Just 17% of children with coronavirus are hospitalized – and most don’t get any sicker than they would with flu, study suggests
- New research found ‘no statistical difference’ between rates of hospitalization, ICU admission or mechanical ventilation for children with COVID-19 or flu
- The main difference in children with COVID-19 compared to those with flu were higher rates of fever, cough, body aches and upset stomachs
- Study from Children’s National Hospital does not appear to include kids who developed MSI-C – a rare, life-threatening inflammatory disease linked to covid
For most children, coronavirus infection is unlikely to be much worse than the flu, according to a new study – but its authors say both illnesses have to be taken very seriously, especially this winter as the US is likely to be hard-hit by both viruses.
At least 476,000 children in the US have contracted coronavirus, according to an American Academy of Pediatrics and the Children’s Hospital Association report issued last week.
Although the novel virus is particularly alarming to families because it is so new and there are so few treatments to help ease symptoms, the Children’s National Hospital report found that there is no ‘statistically significant difference’ in the rates of hospitalization, ICU admission or mechanical ventilation between young COVID-19 patients and flu patients.

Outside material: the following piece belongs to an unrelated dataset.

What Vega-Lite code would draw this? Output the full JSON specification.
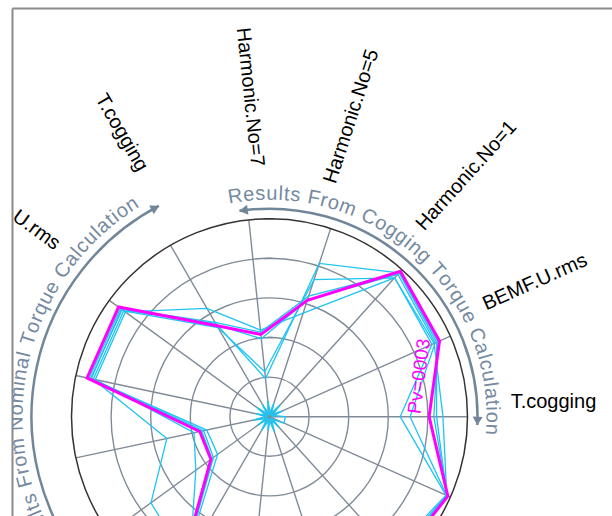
{
"$schema": "https://vega.github.io/schema/vega-lite/v6.json",
"width": 600, "height": 508,
"autosize": {"type": "none"},
"padding": {"left": 12, "top": 8, "right": 0, "bottom": 0},
"background": "white",
"config": {"view": {"stroke": null}},
"datasets": {
"series": [
{"series":"Pv=0001","axis":0,"value":4.22},{"series":"Pv=0001","axis":1,"value":4.62},{"series":"Pv=0001","axis":2,"value":4.89},{"series":"Pv=0001","axis":3,"value":4.07},{"series":"Pv=0001","axis":4,"value":0.97},{"series":"Pv=0001","axis":5,"value":2.72},{"series":"Pv=0001","axis":6,"value":4.60},{"series":"Pv=0001","axis":7,"value":4.62},{"series":"Pv=0001","axis":8,"value":1.62},{"series":"Pv=0001","axis":9,"value":1.62},{"series":"Pv=0001","axis":10,"value":4.35},{"series":"Pv=0001","axis":11,"value":4.20},{"series":"Pv=0001","axis":12,"value":4.40},{"series":"Pv=0001","axis":13,"value":4.70},{"series":"Pv=0001","axis":14,"value":4.90},
{"series":"Pv=0002","axis":0,"value":4.38},{"series":"Pv=0002","axis":1,"value":4.55},{"series":"Pv=0002","axis":2,"value":4.72},{"series":"Pv=0002","axis":3,"value":3.64},{"series":"Pv=0002","axis":4,"value":1.14},{"series":"Pv=0002","axis":5,"value":2.60},{"series":"Pv=0002","axis":6,"value":4.55},{"series":"Pv=0002","axis":7,"value":4.55},{"series":"Pv=0002","axis":8,"value":2.65},{"series":"Pv=0002","axis":9,"value":3.70},{"series":"Pv=0002","axis":10,"value":4.20},{"series":"Pv=0002","axis":11,"value":4.10},{"series":"Pv=0002","axis":12,"value":4.30},{"series":"Pv=0002","axis":13,"value":4.70},{"series":"Pv=0002","axis":14,"value":4.90},
{"series":"Pv=0003","axis":0,"value":4.03},{"series":"Pv=0003","axis":1,"value":4.70},{"series":"Pv=0003","axis":2,"value":4.94},{"series":"Pv=0003","axis":3,"value":3.09},{"series":"Pv=0003","axis":4,"value":2.09},{"series":"Pv=0003","axis":5,"value":2.65},{"series":"Pv=0003","axis":6,"value":4.71},{"series":"Pv=0003","axis":7,"value":4.71},{"series":"Pv=0003","axis":8,"value":1.80},{"series":"Pv=0003","axis":9,"value":1.83},{"series":"Pv=0003","axis":10,"value":4.52},{"series":"Pv=0003","axis":11,"value":4.40},{"series":"Pv=0003","axis":12,"value":4.60},{"series":"Pv=0003","axis":13,"value":4.85},{"series":"Pv=0003","axis":14,"value":4.93},
{"series":"Pv=0004","axis":0,"value":3.30},{"series":"Pv=0004","axis":1,"value":4.49},{"series":"Pv=0004","axis":2,"value":4.72},{"series":"Pv=0004","axis":3,"value":2.75},{"series":"Pv=0004","axis":4,"value":2.20},{"series":"Pv=0004","axis":5,"value":3.16},{"series":"Pv=0004","axis":6,"value":4.50},{"series":"Pv=0004","axis":7,"value":4.50},{"series":"Pv=0004","axis":8,"value":1.95},{"series":"Pv=0004","axis":9,"value":2.30},{"series":"Pv=0004","axis":10,"value":4.00},{"series":"Pv=0004","axis":11,"value":4.00},{"series":"Pv=0004","axis":12,"value":4.20},{"series":"Pv=0004","axis":13,"value":4.60},{"series":"Pv=0004","axis":14,"value":4.88},
{"series":"Pv=0005","axis":0,"value":3.55},{"series":"Pv=0005","axis":1,"value":4.58},{"series":"Pv=0005","axis":2,"value":4.84},{"series":"Pv=0005","axis":3,"value":3.10},{"series":"Pv=0005","axis":4,"value":1.98},{"series":"Pv=0005","axis":5,"value":2.68},{"series":"Pv=0005","axis":6,"value":4.62},{"series":"Pv=0005","axis":7,"value":4.60},{"series":"Pv=0005","axis":8,"value":1.70},{"series":"Pv=0005","axis":9,"value":1.75},{"series":"Pv=0005","axis":10,"value":4.40},{"series":"Pv=0005","axis":11,"value":4.30},{"series":"Pv=0005","axis":12,"value":4.50},{"series":"Pv=0005","axis":13,"value":4.75},{"series":"Pv=0005","axis":14,"value":4.90},
{"series":"Pv=0006","axis":0,"value":4.15},{"series":"Pv=0006","axis":1,"value":4.66},{"series":"Pv=0006","axis":2,"value":4.90},{"series":"Pv=0006","axis":3,"value":3.20},{"series":"Pv=0006","axis":4,"value":2.15},{"series":"Pv=0006","axis":5,"value":2.75},{"series":"Pv=0006","axis":6,"value":4.65},{"series":"Pv=0006","axis":7,"value":4.66},{"series":"Pv=0006","axis":8,"value":1.75},{"series":"Pv=0006","axis":9,"value":1.80},{"series":"Pv=0006","axis":10,"value":4.45},{"series":"Pv=0006","axis":11,"value":4.35},{"series":"Pv=0006","axis":12,"value":4.55},{"series":"Pv=0006","axis":13,"value":4.80},{"series":"Pv=0006","axis":14,"value":4.92},
{"series":"Pv=0007","axis":0,"value":0.40},{"series":"Pv=0007","axis":1,"value":0.08},{"series":"Pv=0007","axis":2,"value":0.40},{"series":"Pv=0007","axis":3,"value":0.08},{"series":"Pv=0007","axis":4,"value":0.40},{"series":"Pv=0007","axis":5,"value":0.08},{"series":"Pv=0007","axis":6,"value":0.40},{"series":"Pv=0007","axis":7,"value":0.08},{"series":"Pv=0007","axis":8,"value":0.40},{"series":"Pv=0007","axis":9,"value":0.08},{"series":"Pv=0007","axis":10,"value":0.40},{"series":"Pv=0007","axis":11,"value":0.08},{"series":"Pv=0007","axis":12,"value":0.40},{"series":"Pv=0007","axis":13,"value":0.08},{"series":"Pv=0007","axis":14,"value":0.40},
{"series":"Pv=0008","axis":0,"value":0.06},{"series":"Pv=0008","axis":1,"value":0.36},{"series":"Pv=0008","axis":2,"value":0.06},{"series":"Pv=0008","axis":3,"value":0.36},{"series":"Pv=0008","axis":4,"value":0.06},{"series":"Pv=0008","axis":5,"value":0.36},{"series":"Pv=0008","axis":6,"value":0.06},{"series":"Pv=0008","axis":7,"value":0.36},{"series":"Pv=0008","axis":8,"value":0.06},{"series":"Pv=0008","axis":9,"value":0.36},{"series":"Pv=0008","axis":10,"value":0.06},{"series":"Pv=0008","axis":11,"value":0.36},{"series":"Pv=0008","axis":12,"value":0.06},{"series":"Pv=0008","axis":13,"value":0.36},{"series":"Pv=0008","axis":14,"value":0.06}
],
"axes": [
{"axis":0,"label":"T.cogging"},{"axis":1,"label":"BEMF.U.rms"},{"axis":2,"label":"Harmonic.No=1"},{"axis":3,"label":"Harmonic.No=5"},{"axis":4,"label":"Harmonic.No=7"},{"axis":5,"label":"T.cogging"},{"axis":6,"label":"Line.U.rms"},{"axis":7,"label":""},{"axis":8,"label":""},{"axis":9,"label":""},{"axis":10,"label":""},{"axis":11,"label":""},{"axis":12,"label":""},{"axis":13,"label":""},{"axis":14,"label":""}
],
"rings": [{"ring":1},{"ring":2},{"ring":3},{"ring":4},{"ring":5}],
"groups": [
{"title":"Results From Cogging Torque Calculation","first":0,"last":4,"level":1},
{"title":"Results From Nominal Torque Calculation","first":5,"last":9,"level":2}
]
},
"encoding": {
"x": {"field":"px","type":"quantitative","scale":{"domain":[-6.5025,8.649],"nice":false,"zero":false},"axis":{"orient":"top","domain":true,"domainColor":"#8a8a8a","domainWidth":2,"ticks":false,"labels":false,"grid":false,"title":null}},
"y": {"field":"py","type":"quantitative","scale":{"domain":[-2.5076,10.3207],"nice":false,"zero":false},"axis":{"orient":"left","domain":true,"domainColor":"#8a8a8a","domainWidth":2,"ticks":false,"labels":false,"grid":false,"title":null}}
},
"layer": [
{"data":{"name":"rings"},
 "transform":[{"filter":"datum.ring < 5"},{"calculate":"0","as":"px"},{"calculate":"0","as":"py"}],
 "mark":{"type":"arc","filled":false,"color":"#808b98","stroke":"#808b98","strokeWidth":1.4,"theta":0,"theta2":6.2832,"clip":true},
 "encoding":{"radius":{"field":"ring","type":"quantitative","scale":{"type":"linear","domain":[0,5],"range":[0,198]}},"radius2":{"field":"ring"}}},
{"data":{"name":"axes"},
 "transform":[{"calculate":"0","as":"px"},{"calculate":"0","as":"py"},{"calculate":"5*cos(datum.axis*24*PI/180)","as":"ex"},{"calculate":"5*sin(datum.axis*24*PI/180)","as":"ey"}],
 "mark":{"type":"rule","color":"#808b98","strokeWidth":1.4,"clip":true},
 "encoding":{"x2":{"field":"ex"},"y2":{"field":"ey"}}},
{"data":{"name":"rings"},
 "transform":[{"filter":"datum.ring == 5"},{"calculate":"0","as":"px"},{"calculate":"0","as":"py"}],
 "mark":{"type":"arc","filled":false,"color":"#333333","stroke":"#333333","strokeWidth":1.5,"theta":0,"theta2":6.2832,"clip":true},
 "encoding":{"radius":{"field":"ring","type":"quantitative","scale":{"type":"linear","domain":[0,5],"range":[0,198]}},"radius2":{"field":"ring"}}},
{"data":{"name":"series"},
 "transform":[{"filter":"datum.series != 'Pv=0003'"},{"calculate":"datum.value*cos(datum.axis*24*PI/180)","as":"px"},{"calculate":"datum.value*sin(datum.axis*24*PI/180)","as":"py"}],
 "mark":{"type":"line","interpolate":"linear-closed","color":"#1ec4f4","strokeWidth":1.3,"clip":true},
 "encoding":{"detail":{"field":"series","type":"nominal"},"order":{"field":"axis","type":"quantitative"}}},
{"data":{"name":"series"},
 "transform":[{"filter":"datum.series == 'Pv=0003'"},{"calculate":"datum.value*cos(datum.axis*24*PI/180)","as":"px"},{"calculate":"datum.value*sin(datum.axis*24*PI/180)","as":"py"}],
 "mark":{"type":"line","interpolate":"linear-closed","color":"#ff00ff","strokeWidth":3,"clip":true},
 "encoding":{"detail":{"field":"series","type":"nominal"},"order":{"field":"axis","type":"quantitative"}}},
{"data":{"name":"series"},
 "transform":[{"filter":"datum.series == 'Pv=0003' && datum.axis == 0"},{"calculate":"datum.value*cos(datum.axis*24*PI/180)","as":"px"},{"calculate":"datum.value*sin(datum.axis*24*PI/180)","as":"py"}],
 "mark":{"type":"text","angle":277.4,"align":"left","baseline":"alphabetic","dx":1,"dy":-9,"fontSize":19,"font":"Liberation Sans","color":"#ff00ff","clip":true},
 "encoding":{"text":{"field":"series"}}},
{"data":{"name":"axes"},
 "transform":[{"filter":"datum.label != '' && (datum.axis*24 <= 90 || datum.axis*24 >= 270)"},{"calculate":"datum.axis*24","as":"deg"},{"calculate":"6.09*cos(datum.deg*PI/180)","as":"px"},{"calculate":"6.09*sin(datum.deg*PI/180)","as":"py"},{"calculate":"(360 - datum.deg) % 360","as":"rot"}],
 "mark":{"type":"text","align":"left","baseline":"middle","dy":-15,"fontSize":20,"font":"Liberation Sans","color":"#000000","clip":true},
 "encoding":{"text":{"field":"label"},"angle":{"field":"rot","type":"quantitative","scale":null}}},
{"data":{"name":"axes"},
 "transform":[{"filter":"datum.label != '' && datum.axis*24 > 90 && datum.axis*24 < 270"},{"calculate":"datum.axis*24","as":"deg"},{"calculate":"8.08*cos(datum.deg*PI/180)","as":"px"},{"calculate":"8.08*sin(datum.deg*PI/180)","as":"py"},{"calculate":"180 - datum.deg + 360","as":"rot"}],
 "mark":{"type":"text","align":"center","baseline":"middle","dy":-14,"fontSize":20,"font":"Liberation Sans","color":"#000000","clip":true},
 "encoding":{"text":{"field":"label"},"angle":{"field":"rot","type":"quantitative","scale":null}}},
{"data":{"name":"groups"},
 "transform":[{"calculate":"5.253 + (datum.level-1)*0.758","as":"rr"},{"calculate":"(90 - (datum.last*24 + 2.3))*PI/180","as":"t0"},{"calculate":"(90 - (datum.first*24 - 2.3))*PI/180","as":"t1"},{"calculate":"0","as":"px"},{"calculate":"0","as":"py"}],
 "mark":{"type":"arc","filled":false,"color":"#72869a","stroke":"#72869a","strokeWidth":2.5,"clip":true},
 "encoding":{"theta":{"field":"t0","type":"quantitative","scale":null,"stack":null},"theta2":{"field":"t1"},"radius":{"field":"rr","type":"quantitative","scale":{"type":"linear","domain":[0,5],"range":[0,198]}},"radius2":{"field":"rr"}}},
{"data":{"name":"groups"},
 "transform":[{"calculate":"5.253 + (datum.level-1)*0.758","as":"rr"},{"calculate":"datum.first*24 - 2.3","as":"lo"},{"calculate":"datum.last*24 + 2.3","as":"hi"},{"fold":["lo","hi"],"as":["end","phi"]},{"calculate":"datum.end == 'lo' ? datum.phi + 5.8/datum.rr : datum.phi - 5.8/datum.rr","as":"d"},{"calculate":"datum.rr*cos(datum.d*PI/180)","as":"px"},{"calculate":"datum.rr*sin(datum.d*PI/180)","as":"py"},{"calculate":"datum.end == 'lo' ? (540 - datum.phi) % 360 : (720 - datum.phi) % 360","as":"rot"}],
 "mark":{"type":"point","shape":"triangle-up","filled":true,"size":100,"color":"#72869a","opacity":1,"clip":true},
 "encoding":{"angle":{"field":"rot","type":"quantitative","scale":null}}},
{"data":{"name":"groups"},
 "transform":[
  {"calculate":"split(datum.title,'')","as":"chars"},
  {"flatten":["chars"],"as":["ch"]},
  {"window":[{"op":"row_number","as":"idx"}],"groupby":["title"]},
  {"calculate":"datum.ch == 'm' ? 0.833 : indexof('RCN', datum.ch) >= 0 ? 0.722 : indexof('FT', datum.ch) >= 0 ? 0.611 : indexof('eungoqa', datum.ch) >= 0 ? 0.556 : indexof('sc', datum.ch) >= 0 ? 0.5 : datum.ch == 'r' ? 0.333 : indexof(' t', datum.ch) >= 0 ? 0.278 : 0.222","as":"w"},
  {"calculate":"datum.w*20 + 1","as":"adv"},
  {"window":[{"op":"sum","field":"adv","as":"cum"}],"groupby":["title"],"sort":[{"field":"idx","order":"ascending"}],"frame":[null,0]},
  {"joinaggregate":[{"op":"sum","field":"adv","as":"tot"}],"groupby":["title"]},
  {"calculate":"5.631 + (datum.level-1)*0.758","as":"rt"},
  {"calculate":"(datum.first+datum.last)/2*24 - (datum.cum - datum.adv/2 - datum.tot/2)/(datum.rt*39.6)*180/PI","as":"deg"},
  {"calculate":"datum.rt*cos(datum.deg*PI/180)","as":"px"},
  {"calculate":"datum.rt*sin(datum.deg*PI/180)","as":"py"},
  {"calculate":"((90 - datum.deg) % 360 + 360) % 360","as":"rot"}
 ],
 "mark":{"type":"text","align":"center","baseline":"middle","fontSize":20,"font":"Liberation Sans","color":"#7589a0","clip":true},
 "encoding":{"text":{"field":"ch"},"angle":{"field":"rot","type":"quantitative","scale":null}}}
]
}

In fact, the main clinical differences they found between patients of the two diseases were symptomatic. Kids with coronavirus were more likely to have fevers, upset stomachs and body aches compared to those with flu.
But as children head back to school amid anticipation that both viruses will start circulating more actively, parents need to be on the lookout for symptoms of either infection.
A new Children’s National Hospital study found that only about 17% percent of children who catch COVID-19 have to be hospitalized – a similar rate as flu – but cases among kids in the US have risen in recent months (file)
It seemed, at first, that children were not getting coronavirus to speak of.
Speculation that kids could be somewhat immune to the disease circulated in scientific communities, and then in broader ones.
It would be a welcome relief, if true, especially after the last flu season.
Flu is so widespread each year that the Centers for Disease Control and Prevention (CDC) does not even track exact case and death numbers in the general adult population.
But flu is particularly dangerous to children (as well as elderly people).
The 2019-2020 flu season was the deadliest in years for American kids, killing at least 188, according to the CDC.
After a lull, coronavirus cases have crept up among children, and now represent more than seven percent of COVID-19 cases in the US.
In the Children’s National Hospital study, more kids were diagnosed with flu than with COVID-19.
The study included 315 covid-positive children and more than 1,400 with flu.
While children might have been more likely to catch flu in the first place, the odds that they would get seriously ill from either disease were similar.
Seventeen percent of kids with coronavirus had to be hospitalized, as did 21 percent of those with flu.
Intensive care unit (ICU) admission rates were also comparable. Six percent of pediatric COVID-19 patients and seven percent of flu patients had to be moved to the critical care wards.
Children with coronavirus were just slightly more likely to become so ill they needed machines to breathe for them.
Just two percent of the children with flu had to be put on mechanical ventilators, compared to two percent of the kids treated for coronavirus.
Of kids hospitalized with COVID-19, 28 percent more had diarrhea and vomiting compared to kids who were hospitalized with flu.
Headaches, body aches and chest pain were all about three times more common in kids with coronavirus, the study, published Tuesday in JAMA Network Open, found.
Although the symptoms and progression of the two infections were overwhelmingly similar, the study authors hoped that the subtle differences they identified might help doctors and nurses identify more quickly and correctly which of the respiratory viruses a child has.